Do less, accomplish more
My guilt at “over”-sleeping is rooted in a real fear that it’ll turn me lazy, like my good friend The Dude. Life is no movie, my brain chides. In the real world, the other Lebowski was right – you gotta get a job.
Yet this fixation with being busy is, as many wise souls have remarked, antithetical to actual accomplishment. Presenteeism is malingering for suck-ups. Most of the things I busy myself with, from house cleaning to answering email, have little bearing on the things that bring me satisfaction and joy. These things – reading, writing, time with my husband – get shoved into corners and fed scraps of my energy and attention.
Fail again
Instead of resolutions, I made a list of new year’s goals.
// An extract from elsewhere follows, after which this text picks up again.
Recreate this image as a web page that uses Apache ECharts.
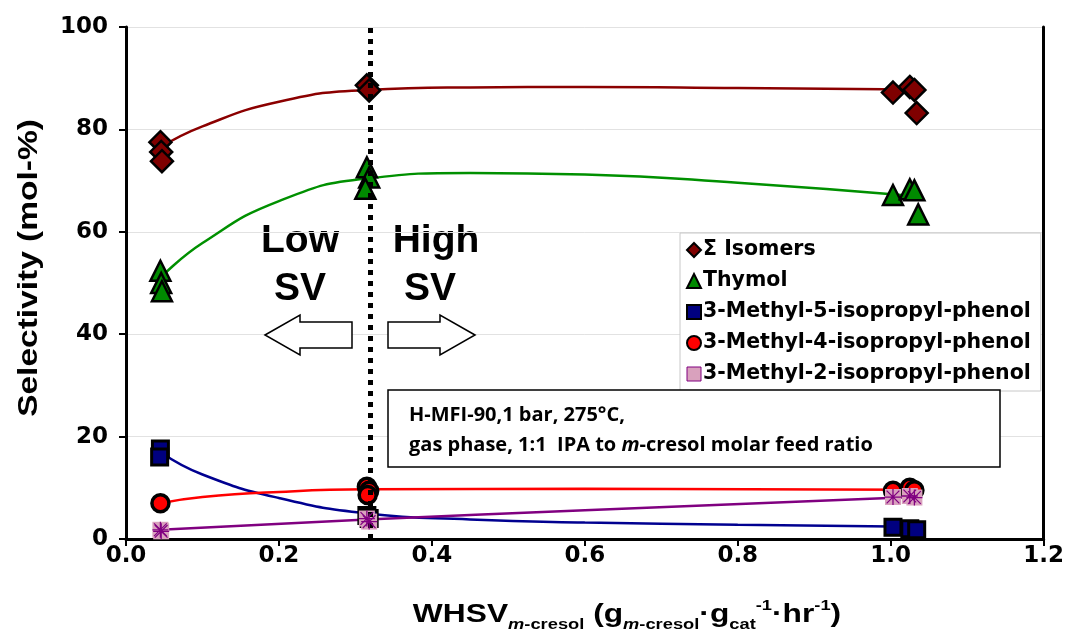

It felt good to write them down, better to fantasize about completing them.
The next day, I woke under a cloud: sad, drained, mind blank. After drinking coffee, I got back into bed and cried for no explicable reason.
It felt like I’d put too much of myself on that page. Once again, I was looking for validation in tasks, instead of being open to what a new year might bring.

Photo by Stijn te Strake on Unsplash
Start simple
Later, my husband and I went for a walk. The sky was bright and the air smelled of wood smoke and bales of sweet straw. We said hello to cows and picked windfall apples. The world began to resume its correct proportions. Cresting another hill, I realized it was time to edit the new year’s goals: sleep, move, eat, love. Everything else will come.
How will you honor yourself this year?